Fund diversion. U.K. Minister for Civil Society Nick Hurd recently directed 850,000 pounds ($1.3 million) to the ministry’s SSE. With Singapore, Portugal and India closely following suit, there is a possibility that governments will see better value in diverting bilateral aid dollars through this new channel if the same development outcome is achieved. ODA has been shrinking over the last decade and SSEs could yet be another outlet competing for scarce ODA money from government budgets.
The same logic applies to private capital flows to developing countries. The United Kingdom’s social investment market is currently valued at 25 billion pounds and is growing exponentially. With the country setting up its own SSE, it is plausible that this figure is likely to increase in the future.
Diversification. Traditional charities and nongovernmental organizations are now considering new business models to survive in today’s fierce economic climate. Organizations such as MicroEnsure, a microinsurance intermediary, are already discussing the idea of diversifying part of their operations into social businesses and leaving the other arm (usually research) philanthropic.

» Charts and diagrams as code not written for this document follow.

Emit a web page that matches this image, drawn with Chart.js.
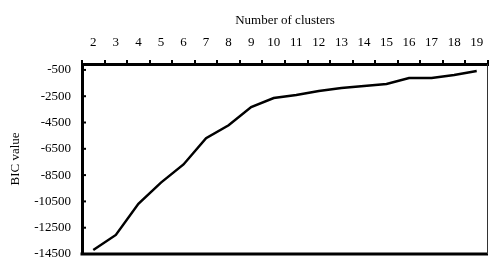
<!DOCTYPE html>
<html>
<head>
<meta charset="utf-8">
<script src="https://cdn.jsdelivr.net/npm/chart.js@4"></script>
<style>
  html, body { margin: 0; padding: 0; background: #fff; }
  #wrap { width: 489px; height: 259px; position: relative; }
</style>
</head>
<body>
<div id="wrap"><canvas id="chart"></canvas></div>
<script>
// ── DATA ──
const clusters = ['2','3','4','5','6','7','8','9','10','11','12','13','14','15','16','17','18','19']
const bicValues = [-14200, -13050, -10680, -9070, -7690, -5700, -4710, -3330, -2640, -2410, -2100, -1880, -1720, -1570, -1110, -1110, -880, -580]
const yTicks = [-500, -2500, -4500, -6500, -8500, -10500, -12500, -14500]

const serif = 'Liberation Serif, Times New Roman, serif'

// frame: thick bottom edge, thin right edge, inward ticks on the left axis
const frame = {
  id: 'frame',
  afterDraw(chart) {
    const { ctx, chartArea: a } = chart
    const y = chart.scales.y
    ctx.save()
    ctx.strokeStyle = '#000'
    ctx.lineWidth = 3
    ctx.beginPath()
    ctx.moveTo(a.left - 1.5, a.bottom)
    ctx.lineTo(a.right, a.bottom)
    ctx.stroke()
    ctx.strokeStyle = '#333'
    ctx.lineWidth = 1
    ctx.beginPath()
    ctx.moveTo(a.right - 0.5, a.top)
    ctx.lineTo(a.right - 0.5, a.bottom)
    ctx.stroke()
    ctx.strokeStyle = '#000'
    ctx.lineWidth = 2
    yTicks.forEach(v => {
      const py = y.getPixelForValue(v)
      ctx.beginPath()
      ctx.moveTo(a.left, py)
      ctx.lineTo(a.left + 4, py)
      ctx.stroke()
    })
    ctx.restore()
  }
}

new Chart(document.getElementById('chart'), {
  type: 'line',
  data: {
    labels: clusters,
    datasets: [{
      data: bicValues,
      borderColor: '#000',
      borderWidth: 2.5,
      pointRadius: 0,
      tension: 0,
      fill: false
    }]
  },
  options: {
    responsive: true,
    maintainAspectRatio: false,
    animation: false,
    layout: { autoPadding: false, padding: { left: 0, right: 1, top: 0, bottom: 5 } },
    plugins: { legend: { display: false }, tooltip: { enabled: false } },
    scales: {
      x: {
        position: 'top',
        offset: true,
        grid: { display: true, offset: true, drawOnChartArea: false, tickLength: 4, color: '#000', lineWidth: 2 },
        border: { display: true, color: '#000', width: 3 },
        ticks: { color: '#000', font: { family: serif, size: 13 }, padding: 10, maxRotation: 0, autoSkip: false },
        title: { display: true, text: 'Number of clusters', color: '#000', font: { family: serif, size: 13 }, padding: { top: 13, bottom: 4 } },
        afterFit: s => { s.height = 64; s.paddingLeft = 0; s.paddingRight = 0 }
      },
      y: {
        min: -14500,
        max: -50,
        afterBuildTicks: s => { s.ticks = yTicks.map(v => ({ value: v })) },
        grid: { display: false },
        border: { display: true, color: '#000', width: 3 },
        ticks: { color: '#000', font: { family: serif, size: 13 }, padding: 3, callback: v => String(v) },
        title: { display: true, text: 'BIC value', color: '#000', font: { family: serif, size: 13 }, padding: { top: 8, bottom: 0 } },
        afterFit: s => { s.width = 82; s.paddingTop = 0; s.paddingBottom = 0 }
      }
    }
  },
  plugins: [frame]
})
</script>
</body>
</html>
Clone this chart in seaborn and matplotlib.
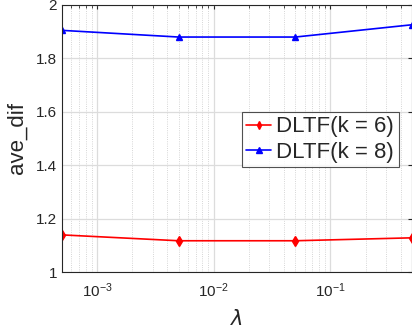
import pandas as pd
import matplotlib
matplotlib.use("Agg")
import matplotlib.pyplot as plt
import seaborn as sns
from matplotlib.ticker import FixedLocator, FixedFormatter, LogLocator, NullFormatter

sns.set_style("white")
plt.rcParams['font.family'] = ['Liberation Sans', 'DejaVu Sans']

# data
lambdas = [5e-4, 5e-3, 5e-2, 5e-1]
k6 = [1.139, 1.117, 1.117, 1.128]
k8 = [1.905, 1.880, 1.880, 1.926]
labels = ['DLTF(k = 6)', 'DLTF(k = 8)']

df = pd.DataFrame({
    'lambda': lambdas * 2,
    'ave_dif': k6 + k8,
    'series': [labels[0]] * 4 + [labels[1]] * 4,
})

fig = plt.figure(figsize=(4.12, 3.35), dpi=100)
ax = fig.add_axes([62 / 412, 1 - 272 / 335, 350 / 412, 267 / 335])

sns.lineplot(data=df, x='lambda', y='ave_dif', hue='series', style='series',
             palette=['#ff0000', '#0000ff'], markers=['d', '^'], dashes=False,
             markersize=5, linewidth=1.2, markeredgewidth=1.0, ax=ax)
for ln in ax.lines:
    ln.set_markeredgecolor(ln.get_color())

ax.set_xscale('log')
ax.set_xlim(5e-4, 0.5)
ax.set_ylim(1, 2)
ax.yaxis.set_major_locator(FixedLocator([1, 1.2, 1.4, 1.6, 1.8, 2]))
ax.yaxis.set_major_formatter(FixedFormatter(['1', '1.2', '1.4', '1.6', '1.8', '2']))
ax.xaxis.set_major_locator(LogLocator(base=10, numticks=10))
ax.xaxis.set_minor_locator(LogLocator(base=10, subs=range(2, 10), numticks=20))
ax.xaxis.set_minor_formatter(NullFormatter())

ax.grid(True, which='major', color='#dcdcdc', linewidth=0.9, linestyle='-')
ax.grid(True, which='minor', axis='x', color='#c8c8c8', linewidth=0.6, linestyle=':')
ax.tick_params(direction='in', top=True, right=True, which='both', labelsize=11,
               colors='#262626', length=3)
ax.tick_params(axis='x', which='major', pad=7)
ax.tick_params(which='minor', length=1.8)
for s in ['left', 'bottom', 'top', 'right']:
    ax.spines[s].set_color('#262626')

ax.set_xlabel(r'$\lambda$', fontsize=15, color='#262626', labelpad=6)
ax.set_ylabel('ave_dif', fontsize=16, color='#262626', labelpad=6)

leg = ax.legend(loc='upper left', bbox_to_anchor=(180 / 350, (272 - 112) / 267),
                fontsize=16, frameon=True, fancybox=False, edgecolor='#262626',
                handlelength=1.1, handletextpad=0.25, borderpad=0.2, labelspacing=0.2,
                borderaxespad=0)
leg.get_frame().set_linewidth(0.8)
for h in leg.legend_handles:
    h.set_markeredgecolor(h.get_color())
    h.set_markersize(4)

fig.savefig('out.png', dpi=100)
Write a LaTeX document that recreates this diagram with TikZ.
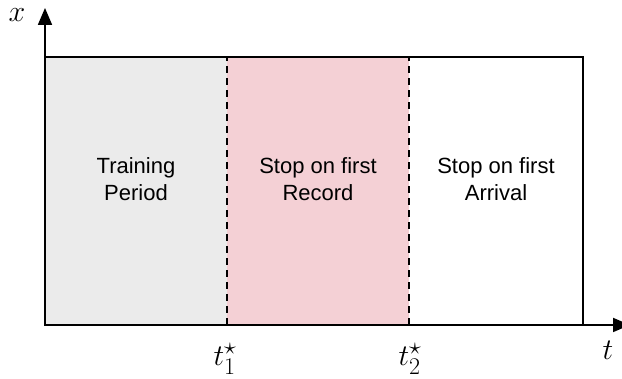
\RequirePackage{fix-cm}
\documentclass[tikz,border=0pt]{standalone}
\usepackage{amsmath}
\usepackage{fontspec}
\setmainfont{Liberation Sans}
\usepackage{tikz}
\usetikzlibrary{arrows.meta}

\DeclareMathSizes{30}{30}{24}{18}
\definecolor{trainfill}{HTML}{EBEBEB}
\definecolor{recordfill}{HTML}{F4D0D5}

\begin{document}
\begin{tikzpicture}[x=1pt, y=1pt,
    axis/.style={line width=1.8pt, -{Triangle[length=17pt, width=14pt]}},
    phase/.style={align=center, font=\fontsize{22}{26.5}\selectfont},
    tlabel/.style={font=\fontsize{30}{34}\selectfont}]
  \useasboundingbox (-45,-54) rectangle (577,325);

  \coordinate (O) at (0,0);
  \coordinate (T1) at (182,0);
  \coordinate (T2) at (364,0);
  \coordinate (E) at (538,0);
  \coordinate (NW) at (0,268);
  \coordinate (T1top) at (182,268);
  \coordinate (T2top) at (364,268);
  \coordinate (NE) at (538,268);

  % the three phases
  \fill[trainfill] (O) rectangle (T1top);
  \fill[recordfill] (T1) rectangle (T2top);
  \draw[line width=1.5pt] (O) rectangle (NE);
  \draw[dashed, line width=1.2pt, dash pattern=on 7pt off 5pt] (T1)--(T1top);
  \draw[dashed, line width=1.2pt, dash pattern=on 7pt off 5pt] (T2)--(T2top);

  \node[phase] (train) at (91,146) {Training\\Period};
  \node[phase] (record) at (273,146) {Stop on first\\Record};
  \node[phase] (arrival) at (451,146) {Stop on first\\Arrival};

  % axes
  \draw[axis] (O)--(0,317);
  \draw[axis] (O)--(585,0);
  \node[tlabel] (xlab) at (-28,310) {$x$};
  \node[tlabel] (tlab) at (563,-25) {$t$};
  \node[tlabel] (t1lab) at (180,-34) {$t_1^\star$};
  \node[tlabel] (t2lab) at (365,-34) {$t_2^\star$};
\end{tikzpicture}
\end{document}
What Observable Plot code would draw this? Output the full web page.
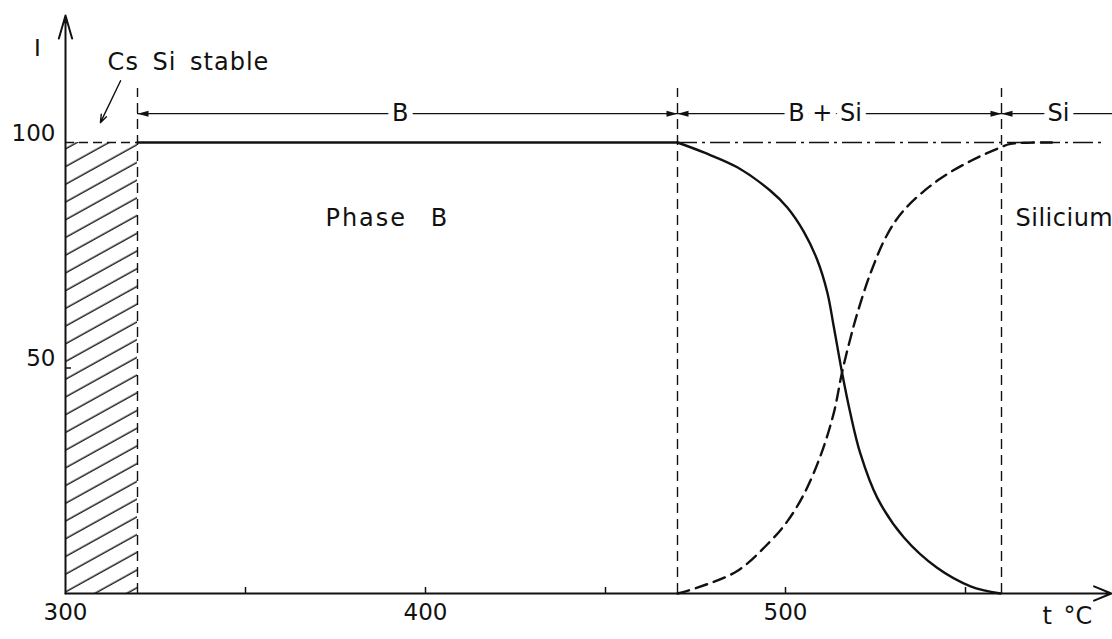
<!DOCTYPE html>
<html><head><meta charset="utf-8">
<script src="https://cdn.jsdelivr.net/npm/d3@7"></script>
<script src="https://cdn.jsdelivr.net/npm/@observablehq/plot@0.6"></script>
<style>body{margin:0;background:#fff}</style>
</head><body><div id="chart"></div>
<script>
// Phase B intensity (solid curve)
const tempB = [320, 470, 477.3, 486.6, 495.8, 500.5, 505.1, 508.8, 511.6, 513.4, 515.7, 518, 520.8, 525.5, 532.9, 542.1, 551.4, 559.7];
const intensityB = [100, 100, 97.8, 94.5, 89.3, 85.6, 80.2, 74.0, 66.8, 59.2, 49, 40, 31, 21.2, 12.4, 5.7, 1.6, 0];
// Silicium intensity (dashed curve)
const tempSi = [470, 475.5, 486.6, 495.8, 500.5, 505.1, 509.7, 513.4, 515.7, 518, 519.9, 523.6, 528.2, 532.9, 542.1, 551.4, 559.7, 562.5, 574];
const intensitySi = [0, 1.3, 5.0, 11.6, 16.0, 22.0, 30.5, 40.0, 49.0, 56.5, 62.0, 71.0, 79.5, 85.0, 91.5, 95.9, 98.9, 99.7, 100];
// phase ranges
const phaseNames = ["B", "B + Si", "Si"];
const phaseStart = [320, 470, 560];
const phaseEnd = [470, 560, 590];
const phaseLabelX = [393, 511, 575.8];
const boundaries = [320, 470, 560];
const stableRange = [300, 320];
const fullIntensity = 100;
// axis ticks
const xTickValues = [350, 400, 450, 500, 550];
const xLabelValues = [300, 400, 500];
const yTickValues = [50];
const yLabelValues = [50, 100];
// annotation texts
const startTexts = ["Cs Si stable", "Phase B", "Silicium", "t °C"];
const startX = [311.7, 372.2, 563.9, 571.4];
const startY = [117.7, 83.1, 83.1, -5.1];
const axisTitle = ["I"];
const axisTitleX = [292.2];
const axisTitleY = [120.8];

const ink = "#111";
const B = tempB.map((t, i) => ({t, v: intensityB[i]}));
const Si = tempSi.map((t, i) => ({t, v: intensitySi[i]}));
const bPlateau = B.filter(d => d.v === fullIntensity);
const bFall = B.filter(d => d.t >= bPlateau[bPlateau.length - 1].t);
const phases = phaseNames.map((name, i) => ({name, x1: phaseStart[i], x2: phaseEnd[i], lx: phaseLabelX[i]}));
const heads = [];
phases.forEach((p, i) => {
  heads.push({x: p.x1, rot: 180});
  if (i < phases.length - 1) heads.push({x: p.x2, rot: 0});
});
const notes = startTexts.map((text, i) => ({text, x: startX[i], y: startY[i]}));
const titles = axisTitle.map((text, i) => ({text, x: axisTitleX[i], y: axisTitleY[i]}));
const annY = 106.4;
const xMax = 590.83, yMax = 128.16;

const arrowHead = {draw(ctx) { ctx.moveTo(0, 0); ctx.lineTo(-11, -3); ctx.lineTo(-11, 3); ctx.closePath(); }};

const svg = Plot.plot({
  width: 1112, height: 639,
  marginLeft: 65, marginRight: 0, marginTop: 15, marginBottom: 46,
  x: {domain: [300, xMax]},
  y: {domain: [0, yMax]},
  style: {fontFamily: "'DejaVu Sans', sans-serif", fontSize: "22px", color: ink, background: "#fff"},
  marks: [
    Plot.rect([{x1: stableRange[0], x2: stableRange[1], y1: 0, y2: fullIntensity}], {x1: "x1", x2: "x2", y1: "y1", y2: "y2", fill: "url(#hatch)"}),
    Plot.ruleY([fullIntensity], {x1: stableRange[0], x2: stableRange[1], stroke: ink, strokeWidth: 1.5, strokeDasharray: "9,5"}),
    Plot.ruleY([fullIntensity], {x1: 470, x2: 588, stroke: ink, strokeWidth: 1.4, strokeDasharray: "20,5,3,5"}),
    Plot.ruleX(boundaries, {y1: 0, y2: 112, stroke: ink, strokeWidth: 1.4, strokeDasharray: "10,6"}),
    Plot.ruleY([annY], {x1: phaseStart[0], x2: xMax, stroke: ink, strokeWidth: 1.1}),
    Plot.dot(heads, {x: "x", y: annY, symbol: arrowHead, r: 4, rotate: "rot", fill: ink, stroke: "none"}),
    Plot.text(phases, {x: "lx", y: annY, text: "name", fontSize: 24, fill: ink, stroke: "white", strokeWidth: 12, paintOrder: "stroke"}),
    Plot.line(bPlateau, {x: "t", y: "v", stroke: ink, strokeWidth: 2.4}),
    Plot.line(bFall, {x: "t", y: "v", curve: "catmull-rom", stroke: ink, strokeWidth: 2.4}),
    Plot.line(Si, {x: "t", y: "v", curve: "catmull-rom", stroke: ink, strokeWidth: 2.4, strokeDasharray: "12,7"}),
    Plot.ruleX(xTickValues, {y1: 0, y2: 0, insetTop: -6, stroke: ink, strokeWidth: 1.5}),
    Plot.ruleY(yTickValues, {x1: 300, x2: 300, insetRight: -6, stroke: ink, strokeWidth: 1.5}),
    Plot.arrow([{x1: 300, y1: 0, x2: 300, y2: yMax}], {x1: "x1", y1: "y1", x2: "x2", y2: "y2", stroke: ink, strokeWidth: 2, headLength: 18, headAngle: 32}),
    Plot.arrow([{x1: 300, y1: 0, x2: 590.5, y2: 0}], {x1: "x1", y1: "y1", x2: "x2", y2: "y2", stroke: ink, strokeWidth: 2, headLength: 14, headAngle: 45}),
    Plot.arrow([{x1: 315.3, y1: 113.7, x2: 309.7, y2: 104.4}], {x1: "x1", y1: "y1", x2: "x2", y2: "y2", stroke: ink, strokeWidth: 1.4, headLength: 9, headAngle: 40}),
    Plot.axisX({ticks: xLabelValues, tickSize: 0, tickPadding: 10, label: null, fontSize: 23}),
    Plot.axisY({ticks: yLabelValues, tickSize: 0, tickPadding: 10, label: null, fontSize: 23, dy: -9}),
    Plot.text(titles, {x: "x", y: "y", text: "text", fontSize: 23, fill: ink}),
    Plot.text(notes, {x: "x", y: "y", text: "text", textAnchor: "start", fontSize: 24, fill: ink})
  ]
});

const s = d3.select(svg);
const defs = s.insert("defs", ":first-child");
const pat = defs.append("pattern").attr("id", "hatch").attr("patternUnits", "userSpaceOnUse")
  .attr("width", 20).attr("height", 15.5).attr("patternTransform", "rotate(-29)");
pat.append("line").attr("x1", 0).attr("x2", 20).attr("y1", 7).attr("y2", 7).attr("stroke", ink).attr("stroke-width", 1.4);
const spacing = {"Phase B": ["2px", "14px"], "Cs Si stable": ["1px", "5px"], "Silicium": ["0.5px", "0px"], "t °C": ["0px", "4px"]};
s.selectAll("text").each(function() {
  const sp = spacing[this.textContent];
  if (sp) d3.select(this).style("letter-spacing", sp[0]).style("word-spacing", sp[1]);
});
document.getElementById("chart").appendChild(svg);
</script>
</body></html>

With the growth of SSEs, it will be possible for existing charities that already have a strong brand name to readily raise capital from the market, reducing fundraising costs.
Private sector partnerships. After last year’s Fourth High Level Forum on Aid Effectiveness in Busan, South Korea, it is trite to say that the private sector is officially the new kid on the development block. It had its own forum agenda in Busan, which was later crystallized in the form of Clause 32 of the Busan Partnership Agreement. It is vital that the aid community leverages this formal partnership and works closely to develop new financing instruments and methods to solve development challenges.
Location, location, location. As with all things important, timing is everything. With the Singapore Social Stock Exchange set to open in June and the U.K. model in the works, there will be three operating SSEs in different parts of the globe by the end of 2013: Africa, Asia and Europe. Most aid organizations have offices spanning these regions and will benefit from this geographic dispersion.
That is not to say that all creases have been smoothed out. There remain important issues that need to be finalized such as accepted terminology, metrics and reporting guidelines for social businesses. But it is important that the aid community perceives this new platform as another avenue to achieve common development goals.
Ultimately, the takeaway from Busan last year was innovation in development. Innovative financing involves risk mitigation where risk is spread among many investors and guaranteed by higher-rated third parties. The private sector has used this model for over two centuries so maybe it is time for the development community to test it too (with some qualifiers, of course). In these challenging economic times, it is innovation through collaboration that will carry us through.
As Mark Campagnale, the founder of the U.K. SSE stated: “I would hope that the future is one where ventures from the global South that have in the past been wholly reliant on philanthropic donations will create viable, scalable businesses that are attractive to for-profit social investors in the North.”